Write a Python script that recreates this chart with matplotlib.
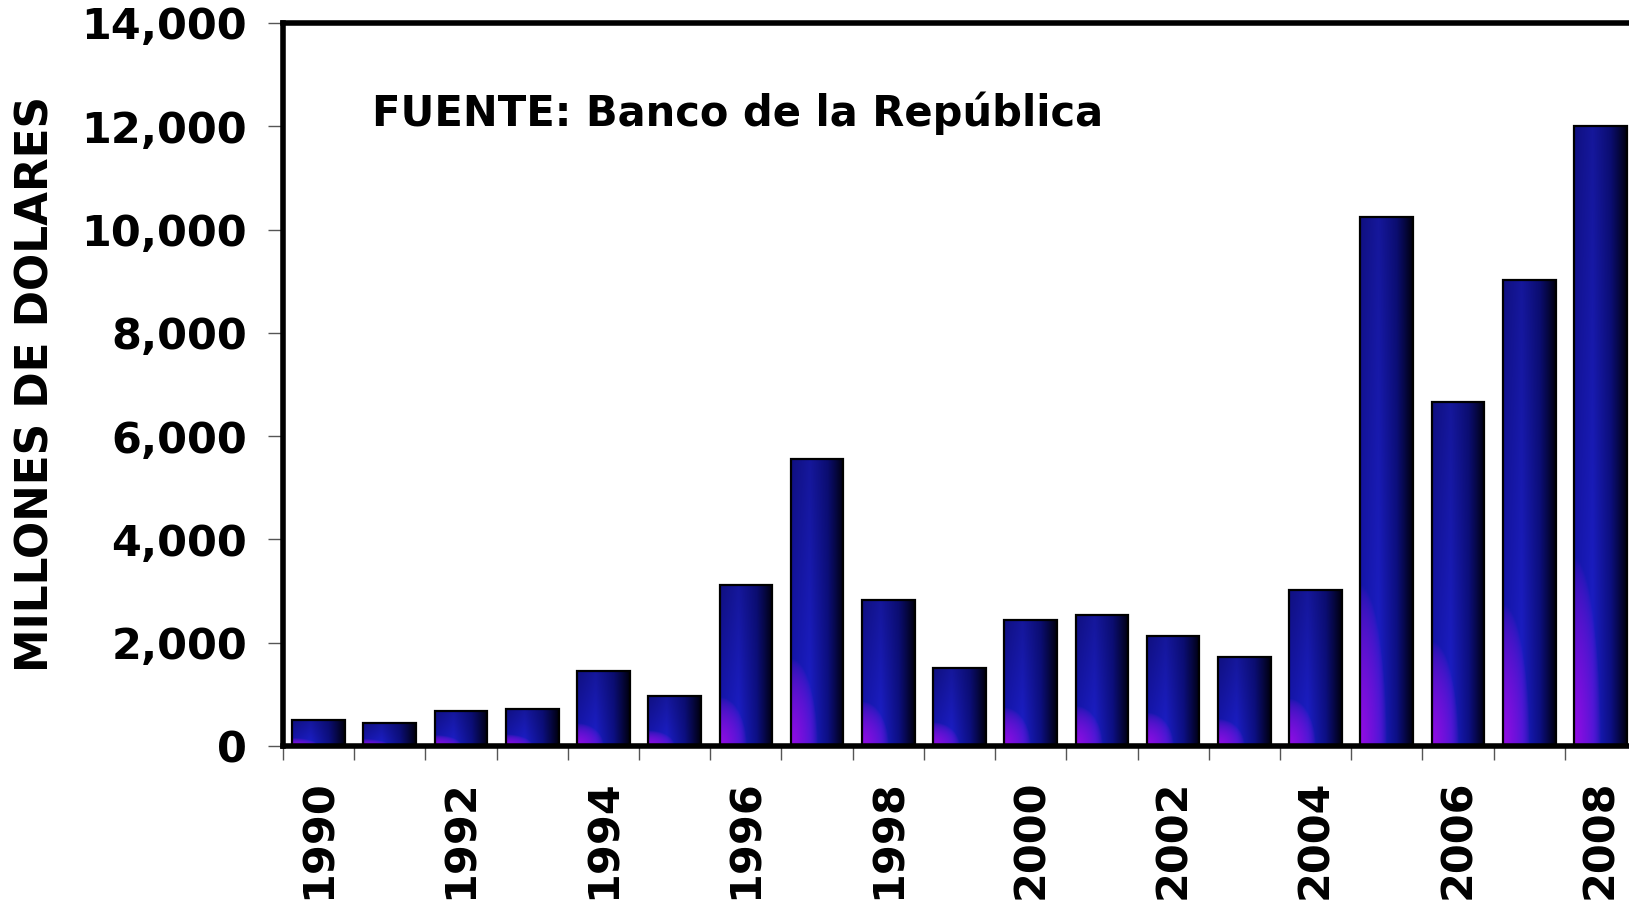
import numpy as np
import matplotlib
matplotlib.use("Agg")
import matplotlib.pyplot as plt

years = list(range(1990, 2009))
valores = [500, 440, 680, 720, 1450, 970, 3110, 5560, 2830, 1510,
           2440, 2540, 2130, 1720, 3020, 10250, 6660, 9030, 12000]
yticks = [0, 2000, 4000, 6000, 8000, 10000, 12000, 14000]
ylabel = "MILLONES DE DOLARES"
fuente = "FUENTE: Banco de la República"

plt.rcParams["font.family"] = ["DejaVu Sans"]
plt.rcParams["font.weight"] = "bold"

W, H = 1629, 906
fig = plt.figure(figsize=(W / 100, H / 100), dpi=100)
ax = fig.add_axes([283 / W, 160 / H, 1353 / W, 723 / H])

x = np.arange(len(years))
bw = 0.74


def bar_gradient(nx=60, ny=150):
    # horizontal blue -> black, purple in lower left corner
    u = np.linspace(0, 1, nx)[None, :]
    v = np.linspace(0, 1, ny)[:, None]
    stops_u = [0.0, 0.35, 0.7, 1.0]
    cols = np.array([[0.09, 0.09, 0.72],
                     [0.11, 0.12, 0.80],
                     [0.05, 0.06, 0.52],
                     [0.00, 0.00, 0.06]])
    img = np.zeros((ny, nx, 3))
    for c in range(3):
        img[:, :, c] = np.interp(u[0], stops_u, cols[:, c])[None, :]
    # darker toward the top
    img = img * (1 - 0.3 * v * (1 - u) ** 0.5)[..., None]
    # purple corner
    w = np.clip(1 - np.sqrt((u / 0.5) ** 2 + (v / 0.3) ** 2), 0, 1) ** 0.6
    purple = np.array([0.58, 0.05, 0.90])
    img = img * (1 - w[..., None]) + purple * w[..., None]
    return np.clip(img, 0, 1)


grad = bar_gradient()
for xi, val in zip(x, valores):
    ax.imshow(grad, extent=[xi - bw / 2, xi + bw / 2, 0, val], origin="lower",
              aspect="auto", interpolation="bilinear", zorder=2)
ax.bar(x, valores, width=bw, facecolor="none", edgecolor="black",
       linewidth=1.6, zorder=3)

ax.set_xlim(-0.5, len(years) - 0.5)
ax.set_ylim(0, 14000)

ax.set_yticks(yticks)
ax.set_yticklabels([f"{t:,}" for t in yticks], fontsize=31, fontweight="bold")
ax.tick_params(axis="y", direction="out", length=11, width=1, color="#555555",
               pad=15)

ax.set_xticks(x[::2])
ax.set_xticklabels([str(y) for y in years[::2]], rotation=90, fontsize=31,
                   fontweight="bold")
ax.set_xticks(np.arange(-0.5, len(years), 1), minor=True)
ax.tick_params(axis="x", which="major", length=0, pad=24)
ax.tick_params(axis="x", which="minor", direction="out", length=10, width=1,
               color="#555555")

for s in ["left", "bottom", "top"]:
    ax.spines[s].set_linewidth(4)
    ax.spines[s].set_color("black")
    ax.spines[s].set_zorder(4)
ax.spines["right"].set_visible(False)

fig.text(36 / W, 1 - 384 / H, ylabel, rotation=90, ha="center", va="center",
         fontsize=31.5, fontweight="bold")
fig.text(372 / W, 1 - 113 / H, fuente, ha="left", va="center", fontsize=30,
         fontweight="bold")

fig.savefig("out.png", dpi=100)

## Given exercise
Take the listing above and restate it word for word, without its pictures.

## The solution
Write a Python script that recreates this chart with matplotlib.
import numpy as np
import matplotlib
matplotlib.use("Agg")
import matplotlib.pyplot as plt

years = list(range(1990, 2009))
valores = [500, 440, 680, 720, 1450, 970, 3110, 5560, 2830, 1510,
           2440, 2540, 2130, 1720, 3020, 10250, 6660, 9030, 12000]
yticks = [0, 2000, 4000, 6000, 8000, 10000, 12000, 14000]
ylabel = "MILLONES DE DOLARES"
fuente = "FUENTE: Banco de la República"

plt.rcParams["font.family"] = ["DejaVu Sans"]
plt.rcParams["font.weight"] = "bold"

W, H = 1629, 906
fig = plt.figure(figsize=(W / 100, H / 100), dpi=100)
ax = fig.add_axes([283 / W, 160 / H, 1353 / W, 723 / H])

x = np.arange(len(years))
bw = 0.74


def bar_gradient(nx=60, ny=150):
    # horizontal blue -> black, purple in lower left corner
    u = np.linspace(0, 1, nx)[None, :]
    v = np.linspace(0, 1, ny)[:, None]
    stops_u = [0.0, 0.35, 0.7, 1.0]
    cols = np.array([[0.09, 0.09, 0.72],
                     [0.11, 0.12, 0.80],
                     [0.05, 0.06, 0.52],
                     [0.00, 0.00, 0.06]])
    img = np.zeros((ny, nx, 3))
    for c in range(3):
        img[:, :, c] = np.interp(u[0], stops_u, cols[:, c])[None, :]
    # darker toward the top
    img = img * (1 - 0.3 * v * (1 - u) ** 0.5)[..., None]
    # purple corner
    w = np.clip(1 - np.sqrt((u / 0.5) ** 2 + (v / 0.3) ** 2), 0, 1) ** 0.6
    purple = np.array([0.58, 0.05, 0.90])
    img = img * (1 - w[..., None]) + purple * w[..., None]
    return np.clip(img, 0, 1)


grad = bar_gradient()
for xi, val in zip(x, valores):
    ax.imshow(grad, extent=[xi - bw / 2, xi + bw / 2, 0, val], origin="lower",
              aspect="auto", interpolation="bilinear", zorder=2)
ax.bar(x, valores, width=bw, facecolor="none", edgecolor="black",
       linewidth=1.6, zorder=3)

ax.set_xlim(-0.5, len(years) - 0.5)
ax.set_ylim(0, 14000)

ax.set_yticks(yticks)
ax.set_yticklabels([f"{t:,}" for t in yticks], fontsize=31, fontweight="bold")
ax.tick_params(axis="y", direction="out", length=11, width=1, color="#555555",
               pad=15)

ax.set_xticks(x[::2])
ax.set_xticklabels([str(y) for y in years[::2]], rotation=90, fontsize=31,
                   fontweight="bold")
ax.set_xticks(np.arange(-0.5, len(years), 1), minor=True)
ax.tick_params(axis="x", which="major", length=0, pad=24)
ax.tick_params(axis="x", which="minor", direction="out", length=10, width=1,
               color="#555555")

for s in ["left", "bottom", "top"]:
    ax.spines[s].set_linewidth(4)
    ax.spines[s].set_color("black")
    ax.spines[s].set_zorder(4)
ax.spines["right"].set_visible(False)

fig.text(36 / W, 1 - 384 / H, ylabel, rotation=90, ha="center", va="center",
         fontsize=31.5, fontweight="bold")
fig.text(372 / W, 1 - 113 / H, fuente, ha="left", va="center", fontsize=30,
         fontweight="bold")

fig.savefig("out.png", dpi=100)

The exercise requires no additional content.